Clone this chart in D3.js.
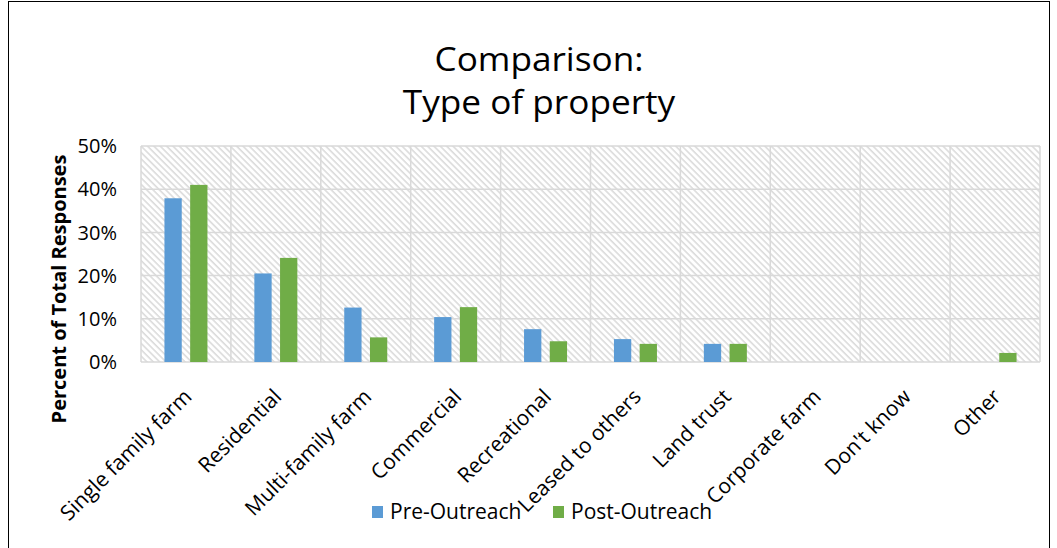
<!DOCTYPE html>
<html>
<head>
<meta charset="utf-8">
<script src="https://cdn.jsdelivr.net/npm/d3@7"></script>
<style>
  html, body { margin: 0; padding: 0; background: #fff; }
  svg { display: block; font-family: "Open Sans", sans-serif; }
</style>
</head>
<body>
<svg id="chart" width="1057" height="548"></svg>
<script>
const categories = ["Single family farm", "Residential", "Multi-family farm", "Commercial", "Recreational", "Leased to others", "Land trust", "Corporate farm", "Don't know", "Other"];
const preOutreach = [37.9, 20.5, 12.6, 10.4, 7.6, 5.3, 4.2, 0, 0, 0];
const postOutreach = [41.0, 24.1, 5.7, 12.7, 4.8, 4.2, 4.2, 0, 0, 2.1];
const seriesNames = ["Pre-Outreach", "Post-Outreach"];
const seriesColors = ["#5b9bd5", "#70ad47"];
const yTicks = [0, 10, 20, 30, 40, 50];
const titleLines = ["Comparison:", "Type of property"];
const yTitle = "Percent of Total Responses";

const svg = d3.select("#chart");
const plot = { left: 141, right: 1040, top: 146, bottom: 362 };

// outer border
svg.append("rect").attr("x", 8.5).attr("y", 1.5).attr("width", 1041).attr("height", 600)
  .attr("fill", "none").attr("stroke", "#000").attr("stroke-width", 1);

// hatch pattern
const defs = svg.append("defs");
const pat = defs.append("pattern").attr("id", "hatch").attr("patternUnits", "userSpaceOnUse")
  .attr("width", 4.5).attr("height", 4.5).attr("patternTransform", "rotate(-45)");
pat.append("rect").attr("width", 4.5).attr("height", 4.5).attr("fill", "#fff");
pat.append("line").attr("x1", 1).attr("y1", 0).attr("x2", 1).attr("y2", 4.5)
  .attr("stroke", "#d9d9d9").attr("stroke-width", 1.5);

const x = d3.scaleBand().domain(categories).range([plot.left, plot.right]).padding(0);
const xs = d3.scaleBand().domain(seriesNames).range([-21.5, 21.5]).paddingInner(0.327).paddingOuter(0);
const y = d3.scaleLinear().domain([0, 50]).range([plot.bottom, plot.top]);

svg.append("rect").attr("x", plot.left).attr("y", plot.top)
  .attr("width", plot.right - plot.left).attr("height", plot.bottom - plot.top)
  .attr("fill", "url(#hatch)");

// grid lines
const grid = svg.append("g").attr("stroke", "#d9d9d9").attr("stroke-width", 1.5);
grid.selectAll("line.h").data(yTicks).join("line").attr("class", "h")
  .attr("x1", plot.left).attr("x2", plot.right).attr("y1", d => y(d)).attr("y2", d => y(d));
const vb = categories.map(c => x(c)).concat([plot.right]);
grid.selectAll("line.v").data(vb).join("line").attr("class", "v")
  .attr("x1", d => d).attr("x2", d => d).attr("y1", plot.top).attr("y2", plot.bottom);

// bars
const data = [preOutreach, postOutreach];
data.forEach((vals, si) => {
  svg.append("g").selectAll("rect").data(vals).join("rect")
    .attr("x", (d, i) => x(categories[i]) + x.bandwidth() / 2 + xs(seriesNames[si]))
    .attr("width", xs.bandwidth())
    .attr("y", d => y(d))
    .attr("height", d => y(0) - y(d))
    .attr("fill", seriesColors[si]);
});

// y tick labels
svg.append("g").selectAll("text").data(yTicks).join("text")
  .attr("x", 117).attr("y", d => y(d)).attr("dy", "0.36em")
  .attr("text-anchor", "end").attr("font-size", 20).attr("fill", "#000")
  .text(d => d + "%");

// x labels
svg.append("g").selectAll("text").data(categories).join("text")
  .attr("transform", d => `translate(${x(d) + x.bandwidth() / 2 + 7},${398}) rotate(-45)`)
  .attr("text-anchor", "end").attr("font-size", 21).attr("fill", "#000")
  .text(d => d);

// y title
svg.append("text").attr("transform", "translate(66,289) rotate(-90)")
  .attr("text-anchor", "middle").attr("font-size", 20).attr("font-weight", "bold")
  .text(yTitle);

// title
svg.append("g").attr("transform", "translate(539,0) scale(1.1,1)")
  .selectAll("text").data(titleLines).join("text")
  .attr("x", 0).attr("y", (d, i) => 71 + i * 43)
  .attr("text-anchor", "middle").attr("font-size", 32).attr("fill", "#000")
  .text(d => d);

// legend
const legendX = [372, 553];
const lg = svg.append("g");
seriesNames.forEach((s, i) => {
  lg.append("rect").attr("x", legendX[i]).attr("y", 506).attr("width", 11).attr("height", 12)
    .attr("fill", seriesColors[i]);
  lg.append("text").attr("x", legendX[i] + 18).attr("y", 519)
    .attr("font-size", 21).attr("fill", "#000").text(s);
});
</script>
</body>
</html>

────────────────────

* WHAT IS NEEDED
The material above must be printed exactly, with its pictures left out.

* FINISHED TASK
Clone this chart in D3.js.
<!DOCTYPE html>
<html>
<head>
<meta charset="utf-8">
<script src="https://cdn.jsdelivr.net/npm/d3@7"></script>
<style>
  html, body { margin: 0; padding: 0; background: #fff; }
  svg { display: block; font-family: "Open Sans", sans-serif; }
</style>
</head>
<body>
<svg id="chart" width="1057" height="548"></svg>
<script>
const categories = ["Single family farm", "Residential", "Multi-family farm", "Commercial", "Recreational", "Leased to others", "Land trust", "Corporate farm", "Don't know", "Other"];
const preOutreach = [37.9, 20.5, 12.6, 10.4, 7.6, 5.3, 4.2, 0, 0, 0];
const postOutreach = [41.0, 24.1, 5.7, 12.7, 4.8, 4.2, 4.2, 0, 0, 2.1];
const seriesNames = ["Pre-Outreach", "Post-Outreach"];
const seriesColors = ["#5b9bd5", "#70ad47"];
const yTicks = [0, 10, 20, 30, 40, 50];
const titleLines = ["Comparison:", "Type of property"];
const yTitle = "Percent of Total Responses";

const svg = d3.select("#chart");
const plot = { left: 141, right: 1040, top: 146, bottom: 362 };

// outer border
svg.append("rect").attr("x", 8.5).attr("y", 1.5).attr("width", 1041).attr("height", 600)
  .attr("fill", "none").attr("stroke", "#000").attr("stroke-width", 1);

// hatch pattern
const defs = svg.append("defs");
const pat = defs.append("pattern").attr("id", "hatch").attr("patternUnits", "userSpaceOnUse")
  .attr("width", 4.5).attr("height", 4.5).attr("patternTransform", "rotate(-45)");
pat.append("rect").attr("width", 4.5).attr("height", 4.5).attr("fill", "#fff");
pat.append("line").attr("x1", 1).attr("y1", 0).attr("x2", 1).attr("y2", 4.5)
  .attr("stroke", "#d9d9d9").attr("stroke-width", 1.5);

const x = d3.scaleBand().domain(categories).range([plot.left, plot.right]).padding(0);
const xs = d3.scaleBand().domain(seriesNames).range([-21.5, 21.5]).paddingInner(0.327).paddingOuter(0);
const y = d3.scaleLinear().domain([0, 50]).range([plot.bottom, plot.top]);

svg.append("rect").attr("x", plot.left).attr("y", plot.top)
  .attr("width", plot.right - plot.left).attr("height", plot.bottom - plot.top)
  .attr("fill", "url(#hatch)");

// grid lines
const grid = svg.append("g").attr("stroke", "#d9d9d9").attr("stroke-width", 1.5);
grid.selectAll("line.h").data(yTicks).join("line").attr("class", "h")
  .attr("x1", plot.left).attr("x2", plot.right).attr("y1", d => y(d)).attr("y2", d => y(d));
const vb = categories.map(c => x(c)).concat([plot.right]);
grid.selectAll("line.v").data(vb).join("line").attr("class", "v")
  .attr("x1", d => d).attr("x2", d => d).attr("y1", plot.top).attr("y2", plot.bottom);

// bars
const data = [preOutreach, postOutreach];
data.forEach((vals, si) => {
  svg.append("g").selectAll("rect").data(vals).join("rect")
    .attr("x", (d, i) => x(categories[i]) + x.bandwidth() / 2 + xs(seriesNames[si]))
    .attr("width", xs.bandwidth())
    .attr("y", d => y(d))
    .attr("height", d => y(0) - y(d))
    .attr("fill", seriesColors[si]);
});

// y tick labels
svg.append("g").selectAll("text").data(yTicks).join("text")
  .attr("x", 117).attr("y", d => y(d)).attr("dy", "0.36em")
  .attr("text-anchor", "end").attr("font-size", 20).attr("fill", "#000")
  .text(d => d + "%");

// x labels
svg.append("g").selectAll("text").data(categories).join("text")
  .attr("transform", d => `translate(${x(d) + x.bandwidth() / 2 + 7},${398}) rotate(-45)`)
  .attr("text-anchor", "end").attr("font-size", 21).attr("fill", "#000")
  .text(d => d);

// y title
svg.append("text").attr("transform", "translate(66,289) rotate(-90)")
  .attr("text-anchor", "middle").attr("font-size", 20).attr("font-weight", "bold")
  .text(yTitle);

// title
svg.append("g").attr("transform", "translate(539,0) scale(1.1,1)")
  .selectAll("text").data(titleLines).join("text")
  .attr("x", 0).attr("y", (d, i) => 71 + i * 43)
  .attr("text-anchor", "middle").attr("font-size", 32).attr("fill", "#000")
  .text(d => d);

// legend
const legendX = [372, 553];
const lg = svg.append("g");
seriesNames.forEach((s, i) => {
  lg.append("rect").attr("x", legendX[i]).attr("y", 506).attr("width", 11).attr("height", 12)
    .attr("fill", seriesColors[i]);
  lg.append("text").attr("x", legendX[i] + 18).attr("y", 519)
    .attr("font-size", 21).attr("fill", "#000").text(s);
});
</script>
</body>
</html>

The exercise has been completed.